Butadiene prices surged 44% from a 2012 low of $1,455/mt FOB Korea on December 7 to $2,100/mt on February 18, Platts data showed February 19.
The last time the butadiene benchmark was that high was on August 3, 2012, when it stood at $2,239/mt.
Asian naphtha prices stood at $1,023.25/mt CFR Japan February 18, up 7% from $959.625/mt on January 2.
In China, the expected startup of new domestic butadiene rubber plants placed additional demand on butadiene supplies.
Sinopec Maoming is due to start up a new 100,000 mt/year BR plant in the first quarter, while Zhejiang Transfar plans to start up a 100,000 mt/year BR plant by the end of Q1. In Q2, YPC-GPRO (Nanjing) Rubber is due to start up a 100,000 mt/year BR plant at Jiangsu province, and Petrochina’s Sichuan Petrochemical plans to bring a 150,000 mt/year BR plant online by mid-year.
This follows the startup of new synthetic rubber plants in 2012 that resulted in China’s butadiene imports for the year soaring almost 47% year on year to 344,825 mt, data published late January by the China Customs Statistics Information Center showed.
One of those new plants was started up by German specialty chemicals maker Lanxess — a 30,000 mt/year joint-venture nitrile butadiene rubber plant at Nantong — on May 23.
Recent butadiene price hikes have also been supported by lower production in South Korea due to a change in feedstock composition and technical woes.

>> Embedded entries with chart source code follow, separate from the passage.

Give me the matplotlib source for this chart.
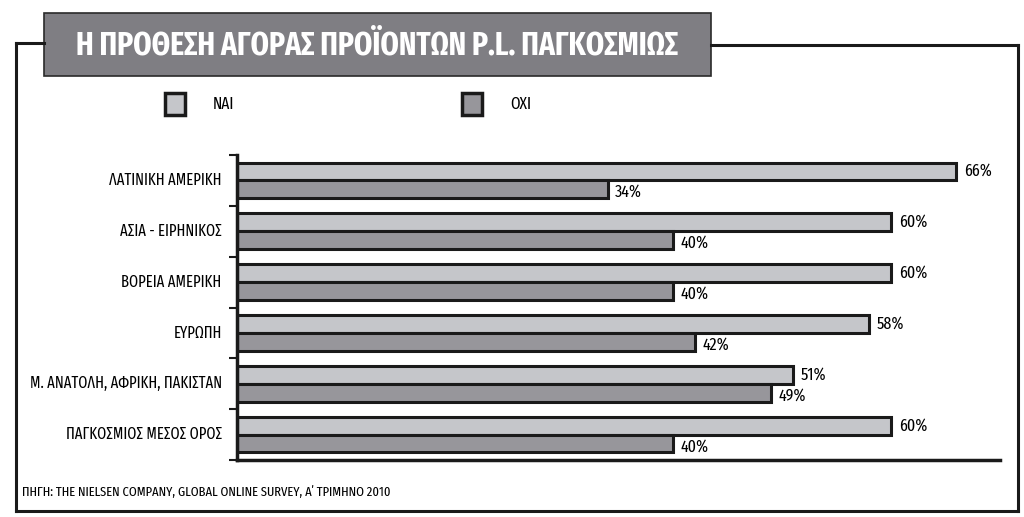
import matplotlib
matplotlib.use("Agg")
import matplotlib.pyplot as plt
import numpy as np
from matplotlib.patches import Rectangle
from matplotlib.lines import Line2D

plt.rcParams['font.family'] = ['Fira Sans Extra Condensed', 'DejaVu Sans']

regions = ["ΛΑΤΙΝΙΚΗ ΑΜΕΡΙΚΗ", "ΑΣΙΑ - ΕΙΡΗΝΙΚΟΣ", "ΒΟΡΕΙΑ ΑΜΕΡΙΚΗ",
           "ΕΥΡΩΠΗ", "Μ. ΑΝΑΤΟΛΗ, ΑΦΡΙΚΗ, ΠΑΚΙΣΤΑΝ", "ΠΑΓΚΟΣΜΙΟΣ ΜΕΣΟΣ ΟΡΟΣ"]
yes = [66, 60, 60, 58, 51, 60]
no = [34, 40, 40, 42, 49, 40]
series_names = ["ΝΑΙ", "ΟΧΙ"]

light = "#c5c6ca"
dark = "#97969b"
title_bg = "#7f7e83"
ink = "#1a1a1a"

W, H = 1024, 517
fig = plt.figure(figsize=(W / 100, H / 100), dpi=100)

def fx(px):
    return px / W

def fy(py):
    return 1 - py / H

# outer frame
frame_kw = dict(color=ink, lw=2.2, transform=fig.transFigure)
fig.add_artist(Line2D([fx(16), fx(16)], [fy(43), fy(511)], **frame_kw))
fig.add_artist(Line2D([fx(16), fx(1018)], [fy(511), fy(511)], **frame_kw))
fig.add_artist(Line2D([fx(1018), fx(1018)], [fy(511), fy(45)], **frame_kw))
fig.add_artist(Line2D([fx(16), fx(44)], [fy(43), fy(43)], **frame_kw))
fig.add_artist(Line2D([fx(711), fx(1018)], [fy(45), fy(45)], **frame_kw))

# title box
fig.add_artist(Rectangle((fx(44), fy(76)), fx(711 - 44), fy(13) - fy(76),
                         transform=fig.transFigure, facecolor=title_bg,
                         edgecolor="#2a2a2a", lw=1.2))
fig.text(fx(377), fy(46), "Η ΠΡΟΘΕΣΗ ΑΓΟΡΑΣ ΠΡΟΪΟΝΤΩΝ P.L. ΠΑΓΚΟΣΜΙΩΣ",
         color="white", fontsize=23, fontweight="bold", ha="center", va="center")

# legend
for x0, name, col in [(165, series_names[0], light), (462, series_names[1], dark)]:
    fig.add_artist(Rectangle((fx(x0), fy(115)), fx(20), fy(93) - fy(115),
                             transform=fig.transFigure, facecolor=col,
                             edgecolor=ink, lw=2.5))
    fig.text(fx(x0 + 48), fy(104), name, fontsize=12, ha="left", va="center")

ax = fig.add_axes([fx(237), fy(460), fx(1000 - 237), fy(155) - fy(460)])
y = np.arange(len(regions))
h = 0.35
ax.barh(y - h / 2, yes, height=h, color=light, edgecolor=ink, lw=2.2)
ax.barh(y + h / 2, no, height=h, color=dark, edgecolor=ink, lw=2.2)

for i in range(len(regions)):
    ax.text(yes[i] + 0.7, y[i] - h / 2, f"{yes[i]}%", fontsize=12.5,
            ha="left", va="center")
    ax.text(no[i] + 0.7, y[i] + h / 2 + 0.06, f"{no[i]}%", fontsize=12.5,
            ha="left", va="center")
    ax.text(-1.4, y[i], regions[i], fontsize=11.4, ha="right", va="center")

ax.set_xlim(0, 70)
ax.set_ylim(len(regions) - 0.5, -0.5)
ax.set_yticks(np.arange(len(regions) + 1) - 0.5)
ax.set_yticklabels([])
ax.set_xticks([])
ax.tick_params(axis="y", length=6, width=1.5, color=ink)
for s in ["top", "right"]:
    ax.spines[s].set_visible(False)
for s in ["left", "bottom"]:
    ax.spines[s].set_linewidth(2.5)
    ax.spines[s].set_color(ink)
ax.set_facecolor("none")

fig.text(fx(22), fy(492), "ΠΗΓΗ: THE NIELSEN COMPANY, GLOBAL ONLINE SURVEY, Α΄ ΤΡΙΜΗΝΟ 2010",
         fontsize=9.8, ha="left", va="center")

fig.savefig("out.png", dpi=100)
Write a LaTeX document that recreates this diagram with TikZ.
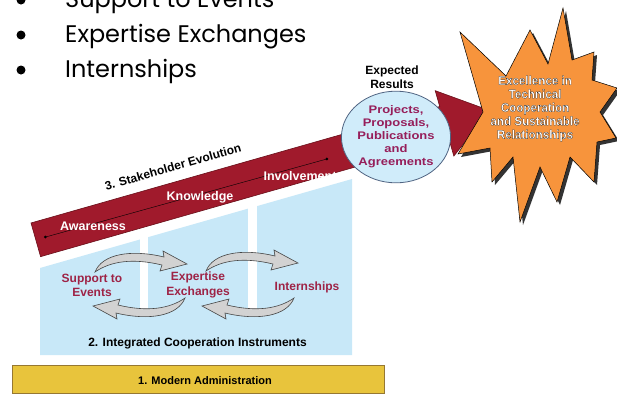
\documentclass[tikz,border=0pt]{standalone}
\usepackage{fontspec}
\setmainfont{Liberation Sans}
\newfontfamily\gothic{Poppins}
\usetikzlibrary{shapes.geometric}
\definecolor{bandred}{RGB}{160,26,44}
\definecolor{bandedge}{RGB}{105,15,25}
\definecolor{wine}{RGB}{158,35,70}
\definecolor{plum}{RGB}{150,30,90}
\definecolor{skyblue}{RGB}{200,232,248}
\definecolor{ellfill}{RGB}{208,236,250}
\definecolor{elledge}{RGB}{80,100,130}
\definecolor{goldbar}{RGB}{232,196,60}
\definecolor{goldedge}{RGB}{150,120,50}
\definecolor{starorange}{RGB}{247,148,60}
\newcommand{\outlinedtext}[1]{\special{pdf:literal direct 2 Tr 0.2 w 1 1 1 rg 0.1 0.1 0.1 RG}#1\special{pdf:literal direct 0 Tr}}
\begin{document}
\begin{tikzpicture}[x=1pt,y=-1pt,
  bandlbl/.style={text=white,font=\fontsize{12.5}{14}\selectfont\bfseries,inner sep=0},
  instlbl/.style={text=wine,font=\fontsize{12}{14.5}\selectfont\bfseries,align=center,inner sep=0},
  blacklbl/.style={text=black,font=\fontsize{12}{14}\selectfont\bfseries,inner sep=0},
  bullettext/.style={font=\gothic\fontsize{24}{27}\selectfont,anchor=base west,inner sep=0},
  bulletdot/.style={fill=black,circle,inner sep=0,minimum size=9pt},
  grayarrow/.style={fill=gray!35,draw=gray!55!black,line width=0.6pt},
  swoosh/.pic={\filldraw[grayarrow] (-46,14) .. controls (-39,-4) and (-10,-9) .. (23,-1) -- (22,-7) -- (46,6) -- (19,13) -- (21,7) .. controls (-8,0) and (-30,3) .. (-46,14) -- cycle;}
]
\clip (0,0) rectangle (617,394);
\fill[white] (0,0) rectangle (617,394);

% bullet list
\node[bulletdot] (b1) at (21,0) {};
\node[bullettext] (t1) at (65,7) {Support to Events};
\node[bulletdot] (b2) at (21,35) {};
\node[bullettext] (t2) at (65,42) {Expertise Exchanges};
\node[bulletdot] (b3) at (21,70) {};
\node[bullettext] (t3) at (65,77) {Internships};

% blue instruments area
\fill[skyblue] (40,268) -- (352,179) -- (352,355) -- (40,355) -- cycle;
\fill[white] (140,200) rectangle (148,316);
\fill[white] (248,180) rectangle (257,316);

% curved gray arrows
\pic at (141,258) {swoosh};
\pic at (252,257) {swoosh};
\pic[rotate=180] at (139,312) {swoosh};
\pic[rotate=180] at (248,312) {swoosh};

\node[instlbl] (ev) at (92,285.5) {Support to\\Events};
\node[instlbl] (ex) at (198,285) {Expertise\\Exchanges};
\node[instlbl] (in) at (307,287) {Internships};
\node[blacklbl] (ici) at (197.5,343) {2. Integrated Cooperation Instruments};

% modern administration
\filldraw[fill=goldbar,draw=goldedge,line width=0.8pt] (12,365) rectangle (384,393);
\node[blacklbl,font=\fontsize{11}{13}\selectfont\bfseries] (ma) at (205,381) {1. Modern Administration};

% stakeholder evolution band
\begin{scope}[shift={(35.8,239.8)},rotate=15.9]
\filldraw[fill=bandred,draw=bandedge,line width=0.6pt] (0,-17.5) -- (425,-17.5) -- (425,-34) -- (472,0) -- (425,34) -- (425,17.5) -- (0,17.5) -- cycle;
\coordinate (d1) at (10,0);
\coordinate (d2) at (302,2);
\end{scope}
\draw[line width=0.4pt,black] (d1) -- (d2);
\fill[black] (d1) circle (1.5pt);
\fill[black] (d2) circle (1.5pt);
\node[bandlbl] (aw) at (93,226) {Awareness};
\node[bandlbl] (kn) at (200,197) {Knowledge};
\node[bandlbl] (inv) at (300,176) {Involvement};
\node[blacklbl,rotate=15.9] (se) at (173,167) {3. Stakeholder Evolution};

% expected results
\node[blacklbl,align=center,font=\fontsize{12}{14}\selectfont\bfseries] (er) at (392,77) {Expected\\Results};
\node[ellipse,draw=elledge,fill=ellfill,line width=0.8pt,minimum width=104pt,minimum height=80pt,inner sep=0,text=plum,font=\fontsize{11}{13.2}\selectfont\bfseries,align=center] (res) at (396,137) {\scalebox{1.18}[1]{\begin{tabular}{@{}c@{}}Projects,\\[-0.3pt]Proposals,\\[-0.3pt]Publications\\[-0.3pt]and\\[-0.3pt]Agreements\end{tabular}}};

% star
\fill[black!80,shift={(3,3)}] (460,32) -- (506,76) -- (530,30) -- (548,64) -- (563,8) -- (572,60) -- (594,52) -- (592,80) -- (617,88) -- (600,112) -- (616,138) -- (597,142) -- (594,182) -- (570,157) -- (557,202) -- (540,167) -- (520,222) -- (513,157) -- (492,182) -- (490,148) -- (458,154) -- (483,112) -- cycle;
\filldraw[fill=starorange,draw=black,line width=0.5pt] (460,32) -- (506,76) -- (530,30) -- (548,64) -- (563,8) -- (572,60) -- (594,52) -- (592,80) -- (617,88) -- (600,112) -- (616,138) -- (597,142) -- (594,182) -- (570,157) -- (557,202) -- (540,167) -- (520,222) -- (513,157) -- (492,182) -- (490,148) -- (458,154) -- (483,112) -- cycle;
\node[text=white,font=\fontsize{12.5}{14}\selectfont\bfseries,inner sep=0] (exc) at (535,109) {\scalebox{0.93}[1]{\outlinedtext{\begin{tabular}{@{}c@{}}\bfseries Excellence in\\[-0.5pt]\bfseries Technical\\[-0.5pt]\bfseries Cooperation\\[-0.5pt]\bfseries and Sustainable\\[-0.5pt]\bfseries Relationships\end{tabular}}}};
\end{tikzpicture}
\end{document}
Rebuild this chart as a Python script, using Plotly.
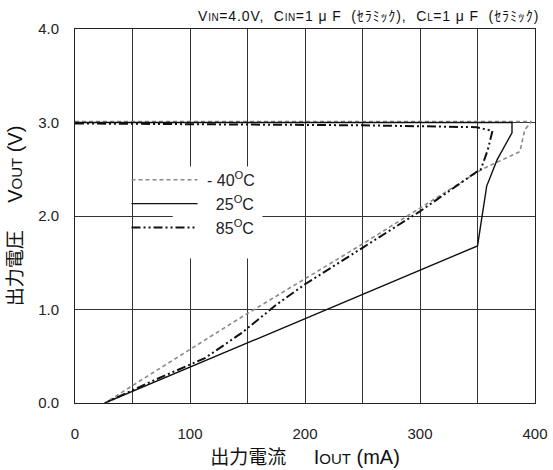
import plotly.graph_objects as go

# Output current (mA) vs output voltage (V) for three ambient temperatures.
# Each curve runs along the regulated level, then folds back toward the origin.
i_m40 = [0, 100, 200, 300, 397, 391, 387, 354, 300, 250, 176, 145, 97, 26]
v_m40 = [3.01, 3.01, 3.01, 3.01, 3.01, 2.92, 2.69, 2.50, 2.08, 1.70, 1.15, 0.92, 0.55, 0.0]

i_25 = [0, 100, 200, 300, 380, 380, 367, 358, 354, 350, 26]
v_25 = [3.0, 3.0, 3.0, 3.0, 3.0, 2.89, 2.60, 2.32, 2.00, 1.68, 0.0]

i_85 = [0, 150, 250, 349, 363, 359, 353, 349, 300, 250, 200, 175, 145, 113, 70, 26]
v_85 = [2.99, 2.98, 2.97, 2.95, 2.91, 2.71, 2.50, 2.47, 2.05, 1.66, 1.27, 1.05, 0.75, 0.48, 0.25, 0.0]

x_ticks = [0, 50, 100, 150, 200, 250, 300, 350, 400]
x_labels = ["0", "", "100", "", "200", "", "300", "", "400"]
y_ticks = [0, 1, 2, 3, 4]
y_labels = ["0.0", "1.0", "2.0", "3.0", "4.0"]

names = ["\u00a0- 40<sup>O</sup>C",
         "\u00a0\u00a0\u00a025<sup>O</sup>C",
         "\u00a0\u00a0\u00a085<sup>O</sup>C"]

NUM_FONT = "Liberation Sans, Arial, sans-serif"
JP_FONT = "Noto Sans CJK JP, Liberation Sans, sans-serif"
COND_FONT = "Liberation Sans, Noto Sans CJK JP, sans-serif"

fig = go.Figure()
fig.add_trace(go.Scatter(x=i_m40, y=v_m40, mode="lines", name=names[0],
                         line=dict(color="#8a8a8a", width=1.6, dash="4px,3px")))
fig.add_trace(go.Scatter(x=i_25, y=v_25, mode="lines", name=names[1],
                         line=dict(color="#111111", width=1.4)))
fig.add_trace(go.Scatter(x=i_85, y=v_85, mode="lines", name=names[2],
                         line=dict(color="#111111", width=2,
                                   dash="9px,3px,2px,3px,2px,3px")))

# white panel behind the legend, above the grid
fig.add_shape(type="rect", xref="x", yref="y", x0=85, x1=163, y0=1.545, y1=2.53,
              fillcolor="white", line=dict(width=0), layer="between")

sub = "<span style='font-size:10px;letter-spacing:0.5px'>{}</span>"
fig.add_annotation(
    xref="paper", yref="paper", x=1.012, y=1.0, xanchor="right", yanchor="bottom",
    yshift=3, showarrow=False,
    text=("<span style='letter-spacing:0.9px'>V" + sub.format("IN") + "=4.0V,  "
          "C" + sub.format("IN") + "=1 \u03bc F  (\uff7e\uff97\uff90\uff6f\uff78),  "
          "C" + sub.format("L") + "=1 \u03bc F  (\uff7e\uff97\uff90\uff6f\uff78)</span>"),
    font=dict(family=COND_FONT, size=14, color="#111"))

fig.update_layout(
    width=553, height=470,
    margin=dict(l=75, r=18, t=29, b=67, autoexpand=False),
    paper_bgcolor="white", plot_bgcolor="white",
    showlegend=True,
    legend=dict(x=0.112, y=0.642, xanchor="left", yanchor="top",
                bgcolor="rgba(0,0,0,0)", itemwidth=66,
                font=dict(family=NUM_FONT, size=16, color="#222"),
                tracegroupgap=0),
    xaxis=dict(range=[0, 400], tickvals=x_ticks, ticktext=x_labels,
               automargin=False,
               showgrid=True, gridcolor="#333", gridwidth=1, zeroline=False,
               showline=True, linecolor="#222", linewidth=1, mirror=True,
               ticks="", ticklabelstandoff=17,
               tickfont=dict(family=NUM_FONT, size=15, color="#222"),
               title=dict(text=("出力電流　\u00a0 <span style='font-family:Liberation Sans;font-size:20px'>I"
                                "<span style='font-size:15px'>OUT</span> (mA)</span>"),
                          font=dict(family=JP_FONT, size=19, color="#111"),
                          standoff=7)),
    yaxis=dict(range=[0, 4], tickvals=y_ticks, ticktext=y_labels,
               automargin=False,
               showgrid=True, gridcolor="#333", gridwidth=1, zeroline=False,
               showline=True, linecolor="#222", linewidth=1, mirror=True,
               ticks="", ticklabelstandoff=12,
               tickfont=dict(family=NUM_FONT, size=15, color="#222"),
               title=dict(text=("出力電圧　\u00a0 <span style='font-family:Liberation Sans;font-size:20px'>V"
                                "<span style='font-size:15px'>OUT</span> (V)</span>"),
                          font=dict(family=JP_FONT, size=19, color="#111"),
                          standoff=10)),
)

fig.write_html("out.html")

Lotte Chemical began using 10% LPG as feedstock for its steam cracker at Daesan from February 1 to cope with rising naphtha costs.
The Daesan steam cracker, which can make 1 million mt/year of ethylene and 500,000 mt/year of propylene, supplies crude C4 feedstock to a 150,000 mt/year butadiene extraction unit at the same location.
The change will not affect output of ethylene and propylene but will lower production of butadiene.
Similarly, Yeochun Naphtha Cracking Center plans to use 10% butane as feedstock for its No. 1 and No. 2 naphtha-fed steam crackers at Yeosu to 10% from March 1.
The No. 1 unit can produce 860,000 mt/year of ethylene and 450,000 mt/year of propylene; No. 2 580,000 mt/year of ethylene and 280,000 mt/year of propylene; and No. 3 470,000 mt/year of ethylene and 240,000 mt/year of propylene. No butane will be used in the No. 3 cracker.
The three supply crude C4 feedstock to a 240,000 mt/year butadiene extraction unit that is due to undergo a month-long turnaround in May.
That unit has been operating at 80% of its capacity since February 8, down from 100% earlier, due to contamination of an extractor caused by polymerization. This equates to the loss of a 1,500 mt butadiene cargo/month.
Also from March 1, Samsung Total will use 10% of butane as feedstock for its naphtha-fed steam cracker at Daesan, which can produce 1 million mt/year of ethylene, 600,000 mt/year of propylene and 114,000 mt/year of butadiene.